• Exercise aim: Look for "this" in the listing below. Gather each line that contains it.

#### Supplied records

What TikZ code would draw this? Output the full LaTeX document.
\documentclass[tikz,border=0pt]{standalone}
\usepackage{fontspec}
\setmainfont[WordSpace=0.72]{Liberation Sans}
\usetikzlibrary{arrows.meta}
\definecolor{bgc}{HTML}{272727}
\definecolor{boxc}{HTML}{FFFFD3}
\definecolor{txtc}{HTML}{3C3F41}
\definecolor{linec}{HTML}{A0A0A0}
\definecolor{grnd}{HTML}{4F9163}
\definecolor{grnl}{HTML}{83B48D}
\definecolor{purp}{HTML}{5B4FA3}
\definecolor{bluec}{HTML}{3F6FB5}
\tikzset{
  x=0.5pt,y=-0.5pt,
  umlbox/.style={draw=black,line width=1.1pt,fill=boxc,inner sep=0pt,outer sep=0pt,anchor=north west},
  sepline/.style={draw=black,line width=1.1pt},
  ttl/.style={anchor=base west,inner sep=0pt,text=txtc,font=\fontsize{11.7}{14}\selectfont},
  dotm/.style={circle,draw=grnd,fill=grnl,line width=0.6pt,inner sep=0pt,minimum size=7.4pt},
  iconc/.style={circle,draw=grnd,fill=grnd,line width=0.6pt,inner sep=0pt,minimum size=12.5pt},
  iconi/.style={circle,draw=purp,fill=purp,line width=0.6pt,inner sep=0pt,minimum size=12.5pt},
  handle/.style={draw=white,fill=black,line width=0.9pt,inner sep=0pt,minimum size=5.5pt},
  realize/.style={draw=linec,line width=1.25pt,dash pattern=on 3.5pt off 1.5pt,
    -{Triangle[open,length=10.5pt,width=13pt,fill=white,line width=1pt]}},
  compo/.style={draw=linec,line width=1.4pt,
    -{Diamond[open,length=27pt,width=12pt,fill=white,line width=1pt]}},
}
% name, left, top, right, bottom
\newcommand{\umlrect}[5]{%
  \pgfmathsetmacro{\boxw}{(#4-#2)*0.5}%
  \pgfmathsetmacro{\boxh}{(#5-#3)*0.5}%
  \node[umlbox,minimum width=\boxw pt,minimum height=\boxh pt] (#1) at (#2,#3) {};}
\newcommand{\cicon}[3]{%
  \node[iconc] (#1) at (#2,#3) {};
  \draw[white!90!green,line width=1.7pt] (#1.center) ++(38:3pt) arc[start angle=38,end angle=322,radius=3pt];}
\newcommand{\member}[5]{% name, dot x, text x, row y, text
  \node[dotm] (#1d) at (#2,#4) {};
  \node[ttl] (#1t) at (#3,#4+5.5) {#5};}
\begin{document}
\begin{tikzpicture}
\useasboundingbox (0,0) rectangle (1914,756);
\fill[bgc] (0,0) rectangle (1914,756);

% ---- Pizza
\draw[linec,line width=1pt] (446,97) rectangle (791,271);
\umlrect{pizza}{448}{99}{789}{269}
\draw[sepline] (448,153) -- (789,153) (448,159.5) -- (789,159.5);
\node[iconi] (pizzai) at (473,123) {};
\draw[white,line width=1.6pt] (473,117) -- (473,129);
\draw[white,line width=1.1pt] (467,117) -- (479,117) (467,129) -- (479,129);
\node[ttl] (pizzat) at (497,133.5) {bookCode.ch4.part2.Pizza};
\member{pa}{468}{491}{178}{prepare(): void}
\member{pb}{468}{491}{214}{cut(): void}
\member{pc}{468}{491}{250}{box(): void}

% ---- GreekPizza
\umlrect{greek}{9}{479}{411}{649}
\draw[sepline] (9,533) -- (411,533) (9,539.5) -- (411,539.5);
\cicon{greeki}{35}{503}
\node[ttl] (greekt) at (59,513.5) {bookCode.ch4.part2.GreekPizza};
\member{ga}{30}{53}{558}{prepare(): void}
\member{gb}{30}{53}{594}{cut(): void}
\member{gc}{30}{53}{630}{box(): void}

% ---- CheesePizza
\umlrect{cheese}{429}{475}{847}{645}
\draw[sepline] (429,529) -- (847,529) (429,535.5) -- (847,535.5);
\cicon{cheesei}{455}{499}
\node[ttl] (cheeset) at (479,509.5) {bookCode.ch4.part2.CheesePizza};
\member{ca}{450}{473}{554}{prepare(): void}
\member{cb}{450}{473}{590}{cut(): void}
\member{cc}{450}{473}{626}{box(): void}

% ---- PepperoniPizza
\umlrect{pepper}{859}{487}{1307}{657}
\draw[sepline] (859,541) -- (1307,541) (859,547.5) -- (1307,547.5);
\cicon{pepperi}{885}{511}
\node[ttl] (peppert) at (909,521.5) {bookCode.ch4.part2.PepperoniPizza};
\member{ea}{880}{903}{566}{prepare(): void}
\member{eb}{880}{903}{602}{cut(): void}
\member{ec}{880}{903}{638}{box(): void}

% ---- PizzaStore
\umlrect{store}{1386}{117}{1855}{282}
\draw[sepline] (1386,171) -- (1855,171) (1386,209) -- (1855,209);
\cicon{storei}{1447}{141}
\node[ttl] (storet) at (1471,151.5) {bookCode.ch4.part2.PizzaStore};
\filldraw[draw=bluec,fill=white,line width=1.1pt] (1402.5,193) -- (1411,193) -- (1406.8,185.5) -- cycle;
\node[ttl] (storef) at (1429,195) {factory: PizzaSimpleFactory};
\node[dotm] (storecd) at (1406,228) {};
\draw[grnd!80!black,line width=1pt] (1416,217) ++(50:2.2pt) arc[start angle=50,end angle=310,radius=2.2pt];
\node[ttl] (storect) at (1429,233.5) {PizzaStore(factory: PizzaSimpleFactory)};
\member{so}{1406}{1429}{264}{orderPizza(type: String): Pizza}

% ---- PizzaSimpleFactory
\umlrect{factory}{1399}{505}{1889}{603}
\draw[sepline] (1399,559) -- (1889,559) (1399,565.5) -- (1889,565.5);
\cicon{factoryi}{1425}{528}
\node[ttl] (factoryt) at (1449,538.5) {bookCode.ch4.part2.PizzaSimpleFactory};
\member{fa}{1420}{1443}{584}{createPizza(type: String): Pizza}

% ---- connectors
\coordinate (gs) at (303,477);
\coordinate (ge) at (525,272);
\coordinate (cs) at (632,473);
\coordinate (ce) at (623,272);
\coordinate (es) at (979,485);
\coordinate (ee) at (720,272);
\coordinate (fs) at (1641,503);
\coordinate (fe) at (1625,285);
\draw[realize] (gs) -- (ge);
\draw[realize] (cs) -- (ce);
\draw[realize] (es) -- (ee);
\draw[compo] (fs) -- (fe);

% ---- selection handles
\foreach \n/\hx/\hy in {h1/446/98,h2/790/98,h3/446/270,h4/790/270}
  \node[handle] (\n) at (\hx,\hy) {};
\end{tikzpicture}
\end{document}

########
#### Supplied records

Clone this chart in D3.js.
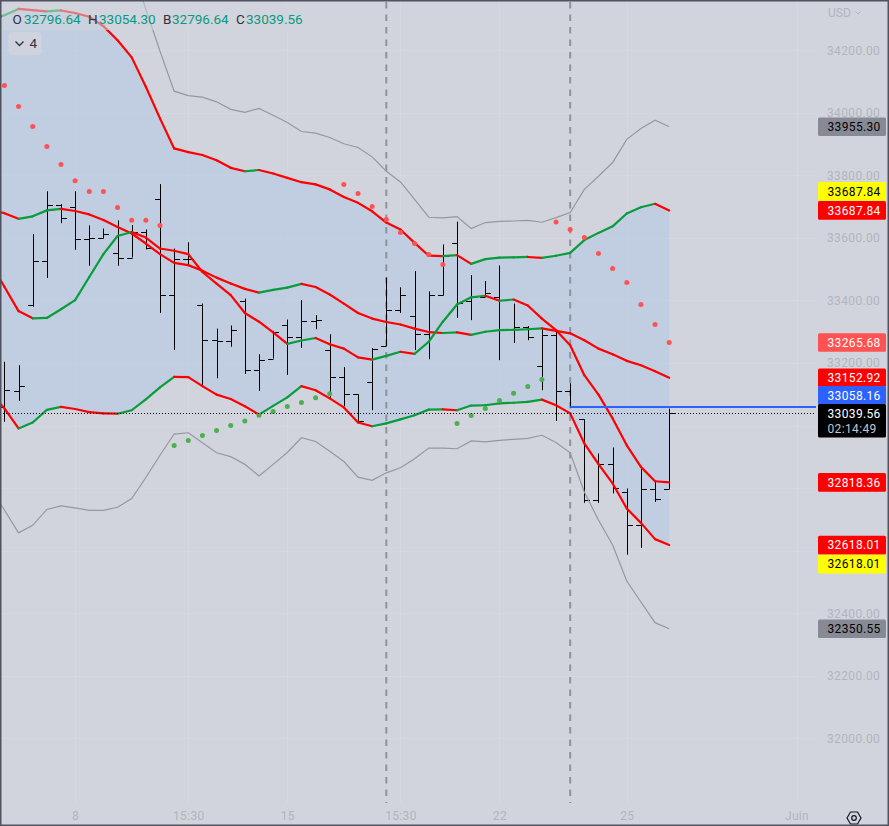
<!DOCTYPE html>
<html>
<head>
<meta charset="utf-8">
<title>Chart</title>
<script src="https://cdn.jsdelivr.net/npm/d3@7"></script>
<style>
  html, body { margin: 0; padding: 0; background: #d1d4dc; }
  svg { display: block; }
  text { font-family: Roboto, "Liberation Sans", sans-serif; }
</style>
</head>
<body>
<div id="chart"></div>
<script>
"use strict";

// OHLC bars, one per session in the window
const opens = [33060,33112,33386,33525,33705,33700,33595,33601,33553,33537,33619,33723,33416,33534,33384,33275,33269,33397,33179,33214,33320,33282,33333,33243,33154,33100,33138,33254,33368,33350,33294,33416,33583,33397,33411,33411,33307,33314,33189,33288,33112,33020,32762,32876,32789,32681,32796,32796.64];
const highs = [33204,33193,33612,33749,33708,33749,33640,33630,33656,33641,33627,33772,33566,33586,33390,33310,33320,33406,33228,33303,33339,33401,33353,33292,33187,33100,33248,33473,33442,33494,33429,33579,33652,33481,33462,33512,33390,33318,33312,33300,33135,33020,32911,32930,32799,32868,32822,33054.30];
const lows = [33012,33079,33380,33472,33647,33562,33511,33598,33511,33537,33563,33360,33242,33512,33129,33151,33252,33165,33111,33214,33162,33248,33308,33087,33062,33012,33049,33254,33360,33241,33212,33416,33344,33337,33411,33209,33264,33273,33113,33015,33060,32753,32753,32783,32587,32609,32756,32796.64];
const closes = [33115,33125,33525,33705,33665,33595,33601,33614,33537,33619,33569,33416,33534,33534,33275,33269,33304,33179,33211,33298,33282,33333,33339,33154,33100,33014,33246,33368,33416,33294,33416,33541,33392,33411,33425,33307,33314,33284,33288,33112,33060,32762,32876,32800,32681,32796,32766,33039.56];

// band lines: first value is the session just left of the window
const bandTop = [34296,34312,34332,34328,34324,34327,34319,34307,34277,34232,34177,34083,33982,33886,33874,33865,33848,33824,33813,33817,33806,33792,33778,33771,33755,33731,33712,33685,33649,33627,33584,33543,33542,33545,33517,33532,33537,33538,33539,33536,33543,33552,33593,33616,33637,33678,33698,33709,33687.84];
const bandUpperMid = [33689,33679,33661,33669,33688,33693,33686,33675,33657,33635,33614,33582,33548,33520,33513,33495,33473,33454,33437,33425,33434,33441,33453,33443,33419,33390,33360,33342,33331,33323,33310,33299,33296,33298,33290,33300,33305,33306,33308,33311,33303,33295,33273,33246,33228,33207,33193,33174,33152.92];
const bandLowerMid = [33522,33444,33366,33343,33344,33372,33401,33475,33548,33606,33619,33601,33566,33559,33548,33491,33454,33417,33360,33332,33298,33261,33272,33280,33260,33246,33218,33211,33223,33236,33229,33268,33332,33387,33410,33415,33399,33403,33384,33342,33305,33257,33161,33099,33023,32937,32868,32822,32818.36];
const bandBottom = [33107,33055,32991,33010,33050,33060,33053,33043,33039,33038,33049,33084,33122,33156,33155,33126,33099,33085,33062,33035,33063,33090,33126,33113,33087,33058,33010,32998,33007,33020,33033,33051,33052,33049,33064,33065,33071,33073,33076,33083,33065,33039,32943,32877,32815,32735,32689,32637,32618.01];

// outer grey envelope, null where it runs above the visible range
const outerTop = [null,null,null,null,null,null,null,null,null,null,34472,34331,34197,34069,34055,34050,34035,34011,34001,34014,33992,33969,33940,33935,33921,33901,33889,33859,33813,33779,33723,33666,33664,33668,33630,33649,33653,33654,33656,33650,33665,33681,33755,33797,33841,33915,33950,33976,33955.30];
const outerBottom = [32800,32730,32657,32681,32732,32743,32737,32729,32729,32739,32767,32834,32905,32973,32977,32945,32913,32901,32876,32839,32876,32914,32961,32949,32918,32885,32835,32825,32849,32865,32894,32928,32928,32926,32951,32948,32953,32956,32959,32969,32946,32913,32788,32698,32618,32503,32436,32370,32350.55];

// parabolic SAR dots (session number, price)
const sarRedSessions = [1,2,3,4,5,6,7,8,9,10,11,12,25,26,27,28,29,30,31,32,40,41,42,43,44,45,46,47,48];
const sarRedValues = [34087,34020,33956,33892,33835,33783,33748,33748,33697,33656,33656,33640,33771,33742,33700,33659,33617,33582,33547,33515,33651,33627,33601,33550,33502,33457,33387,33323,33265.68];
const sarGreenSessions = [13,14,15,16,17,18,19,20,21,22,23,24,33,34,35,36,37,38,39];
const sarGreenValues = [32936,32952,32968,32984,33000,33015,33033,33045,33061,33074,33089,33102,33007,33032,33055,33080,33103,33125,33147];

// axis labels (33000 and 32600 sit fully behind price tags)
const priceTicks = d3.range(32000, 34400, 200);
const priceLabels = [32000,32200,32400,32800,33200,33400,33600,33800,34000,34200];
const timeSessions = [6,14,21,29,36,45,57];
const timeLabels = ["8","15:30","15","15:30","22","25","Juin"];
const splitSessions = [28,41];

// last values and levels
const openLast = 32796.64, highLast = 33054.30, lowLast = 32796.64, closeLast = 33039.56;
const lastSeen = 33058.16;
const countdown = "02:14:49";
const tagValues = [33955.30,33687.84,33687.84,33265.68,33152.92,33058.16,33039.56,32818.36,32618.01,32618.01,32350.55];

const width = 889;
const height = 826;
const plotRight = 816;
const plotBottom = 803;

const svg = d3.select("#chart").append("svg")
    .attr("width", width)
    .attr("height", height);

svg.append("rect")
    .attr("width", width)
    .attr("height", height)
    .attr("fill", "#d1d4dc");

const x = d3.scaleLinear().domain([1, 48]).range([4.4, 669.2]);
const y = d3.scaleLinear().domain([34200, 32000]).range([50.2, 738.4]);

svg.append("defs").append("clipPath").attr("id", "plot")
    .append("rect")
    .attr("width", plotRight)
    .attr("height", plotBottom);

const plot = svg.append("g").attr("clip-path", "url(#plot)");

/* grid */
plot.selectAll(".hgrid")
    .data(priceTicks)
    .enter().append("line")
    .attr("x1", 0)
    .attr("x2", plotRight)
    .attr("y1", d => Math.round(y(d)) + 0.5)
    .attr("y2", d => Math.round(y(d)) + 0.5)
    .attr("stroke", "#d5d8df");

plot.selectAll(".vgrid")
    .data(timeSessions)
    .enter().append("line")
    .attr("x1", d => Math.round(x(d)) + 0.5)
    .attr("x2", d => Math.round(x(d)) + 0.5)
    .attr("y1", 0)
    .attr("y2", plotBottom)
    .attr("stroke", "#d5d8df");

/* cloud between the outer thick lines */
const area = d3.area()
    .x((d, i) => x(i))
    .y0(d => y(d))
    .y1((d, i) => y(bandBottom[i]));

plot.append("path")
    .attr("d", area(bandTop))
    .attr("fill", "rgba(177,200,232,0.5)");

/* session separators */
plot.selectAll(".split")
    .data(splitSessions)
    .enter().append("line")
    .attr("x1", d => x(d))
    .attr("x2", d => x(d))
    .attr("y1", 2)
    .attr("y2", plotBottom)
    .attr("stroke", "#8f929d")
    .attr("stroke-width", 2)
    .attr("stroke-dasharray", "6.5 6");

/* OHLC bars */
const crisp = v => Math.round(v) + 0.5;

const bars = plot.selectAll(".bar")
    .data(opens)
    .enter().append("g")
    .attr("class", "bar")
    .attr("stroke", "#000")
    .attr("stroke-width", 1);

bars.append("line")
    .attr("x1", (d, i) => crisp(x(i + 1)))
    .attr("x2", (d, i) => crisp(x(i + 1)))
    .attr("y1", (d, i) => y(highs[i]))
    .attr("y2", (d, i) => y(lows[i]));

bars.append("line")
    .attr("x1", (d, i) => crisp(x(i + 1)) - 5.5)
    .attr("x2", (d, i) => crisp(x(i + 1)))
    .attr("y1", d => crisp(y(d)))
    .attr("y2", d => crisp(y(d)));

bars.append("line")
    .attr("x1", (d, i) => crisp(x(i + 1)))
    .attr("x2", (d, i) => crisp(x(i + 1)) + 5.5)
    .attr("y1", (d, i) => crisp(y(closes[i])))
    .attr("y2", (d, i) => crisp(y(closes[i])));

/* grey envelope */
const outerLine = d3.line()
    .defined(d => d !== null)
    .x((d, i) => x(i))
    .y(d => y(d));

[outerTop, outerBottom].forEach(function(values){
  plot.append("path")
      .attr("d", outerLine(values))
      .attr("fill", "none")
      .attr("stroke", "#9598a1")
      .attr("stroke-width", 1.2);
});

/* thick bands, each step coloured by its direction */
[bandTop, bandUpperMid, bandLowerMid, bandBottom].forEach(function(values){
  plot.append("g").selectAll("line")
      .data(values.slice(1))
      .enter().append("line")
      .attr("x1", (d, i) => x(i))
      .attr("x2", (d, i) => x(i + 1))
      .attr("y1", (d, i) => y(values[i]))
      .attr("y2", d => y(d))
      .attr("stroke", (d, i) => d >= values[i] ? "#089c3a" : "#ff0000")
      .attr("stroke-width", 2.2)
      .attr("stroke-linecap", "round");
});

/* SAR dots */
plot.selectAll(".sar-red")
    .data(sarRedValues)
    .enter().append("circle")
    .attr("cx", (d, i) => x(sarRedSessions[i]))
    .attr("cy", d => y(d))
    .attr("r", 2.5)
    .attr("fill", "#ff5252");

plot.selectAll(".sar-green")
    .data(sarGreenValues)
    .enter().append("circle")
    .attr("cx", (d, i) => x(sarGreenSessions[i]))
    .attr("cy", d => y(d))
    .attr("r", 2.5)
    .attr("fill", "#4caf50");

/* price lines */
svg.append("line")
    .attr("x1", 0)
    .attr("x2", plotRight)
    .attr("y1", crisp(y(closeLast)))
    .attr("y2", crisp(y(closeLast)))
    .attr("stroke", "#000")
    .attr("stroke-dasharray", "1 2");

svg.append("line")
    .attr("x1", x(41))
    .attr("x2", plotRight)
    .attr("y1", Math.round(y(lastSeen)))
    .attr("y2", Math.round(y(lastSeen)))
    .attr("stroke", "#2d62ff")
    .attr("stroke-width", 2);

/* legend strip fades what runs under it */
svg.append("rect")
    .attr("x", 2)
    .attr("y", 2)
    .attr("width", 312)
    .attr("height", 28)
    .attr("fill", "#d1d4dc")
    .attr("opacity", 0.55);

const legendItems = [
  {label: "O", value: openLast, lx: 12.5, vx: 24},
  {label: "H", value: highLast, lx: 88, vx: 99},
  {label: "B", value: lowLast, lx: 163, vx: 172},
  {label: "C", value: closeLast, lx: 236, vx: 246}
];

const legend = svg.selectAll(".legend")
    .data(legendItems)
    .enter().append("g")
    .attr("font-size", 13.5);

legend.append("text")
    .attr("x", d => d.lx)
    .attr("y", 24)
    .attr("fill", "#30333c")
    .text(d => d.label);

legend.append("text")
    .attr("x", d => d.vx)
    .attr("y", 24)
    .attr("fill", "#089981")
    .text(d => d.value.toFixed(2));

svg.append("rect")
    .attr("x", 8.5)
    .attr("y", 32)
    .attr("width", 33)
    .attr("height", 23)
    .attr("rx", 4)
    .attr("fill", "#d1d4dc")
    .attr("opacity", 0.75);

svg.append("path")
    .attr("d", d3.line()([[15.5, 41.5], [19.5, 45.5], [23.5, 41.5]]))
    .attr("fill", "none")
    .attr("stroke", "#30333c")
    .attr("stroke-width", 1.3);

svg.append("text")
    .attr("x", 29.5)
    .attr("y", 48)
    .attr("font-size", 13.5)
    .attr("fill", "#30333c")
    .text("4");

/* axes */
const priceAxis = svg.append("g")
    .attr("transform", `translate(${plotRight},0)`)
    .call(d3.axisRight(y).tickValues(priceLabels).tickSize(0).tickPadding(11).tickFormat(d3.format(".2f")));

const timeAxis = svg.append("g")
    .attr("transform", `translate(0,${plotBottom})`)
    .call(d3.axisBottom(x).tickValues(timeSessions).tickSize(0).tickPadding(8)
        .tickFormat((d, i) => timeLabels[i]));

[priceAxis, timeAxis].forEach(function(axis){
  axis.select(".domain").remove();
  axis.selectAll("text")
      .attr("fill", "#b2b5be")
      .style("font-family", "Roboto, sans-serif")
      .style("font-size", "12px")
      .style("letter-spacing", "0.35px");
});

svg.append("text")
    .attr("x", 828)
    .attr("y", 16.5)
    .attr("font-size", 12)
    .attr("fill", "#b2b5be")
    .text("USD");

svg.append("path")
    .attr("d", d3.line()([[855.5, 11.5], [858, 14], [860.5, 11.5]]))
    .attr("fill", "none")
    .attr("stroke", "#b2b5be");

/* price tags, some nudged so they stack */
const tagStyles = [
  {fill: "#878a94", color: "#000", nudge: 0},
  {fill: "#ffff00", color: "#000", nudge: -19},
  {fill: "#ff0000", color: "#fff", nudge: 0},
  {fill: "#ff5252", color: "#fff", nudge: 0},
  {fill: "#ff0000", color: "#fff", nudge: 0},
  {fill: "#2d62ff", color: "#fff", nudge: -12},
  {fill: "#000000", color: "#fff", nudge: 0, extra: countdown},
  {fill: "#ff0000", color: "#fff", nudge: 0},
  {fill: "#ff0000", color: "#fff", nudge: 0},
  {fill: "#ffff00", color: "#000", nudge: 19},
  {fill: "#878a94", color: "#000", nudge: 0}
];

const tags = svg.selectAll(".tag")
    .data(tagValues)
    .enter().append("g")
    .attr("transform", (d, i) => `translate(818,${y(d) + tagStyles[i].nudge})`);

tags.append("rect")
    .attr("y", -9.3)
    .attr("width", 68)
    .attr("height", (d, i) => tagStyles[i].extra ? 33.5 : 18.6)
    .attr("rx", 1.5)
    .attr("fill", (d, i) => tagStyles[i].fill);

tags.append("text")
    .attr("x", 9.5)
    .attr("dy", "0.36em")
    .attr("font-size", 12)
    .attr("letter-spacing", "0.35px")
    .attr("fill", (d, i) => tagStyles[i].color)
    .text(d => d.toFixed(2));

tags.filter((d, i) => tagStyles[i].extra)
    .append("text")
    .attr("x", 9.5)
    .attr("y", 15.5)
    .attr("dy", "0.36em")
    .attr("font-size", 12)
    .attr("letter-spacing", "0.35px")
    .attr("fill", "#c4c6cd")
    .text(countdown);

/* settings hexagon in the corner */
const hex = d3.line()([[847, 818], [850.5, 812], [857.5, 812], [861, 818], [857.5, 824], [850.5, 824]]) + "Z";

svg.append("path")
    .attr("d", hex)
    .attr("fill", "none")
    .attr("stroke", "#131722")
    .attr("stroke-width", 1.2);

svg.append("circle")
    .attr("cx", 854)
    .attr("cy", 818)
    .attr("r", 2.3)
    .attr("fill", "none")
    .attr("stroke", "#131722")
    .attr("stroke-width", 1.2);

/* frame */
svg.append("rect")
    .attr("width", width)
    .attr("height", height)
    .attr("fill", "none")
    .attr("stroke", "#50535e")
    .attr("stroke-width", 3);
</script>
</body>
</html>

########

• Correct response:
What TikZ code would draw this? Output the full LaTeX document.
Clone this chart in D3.js.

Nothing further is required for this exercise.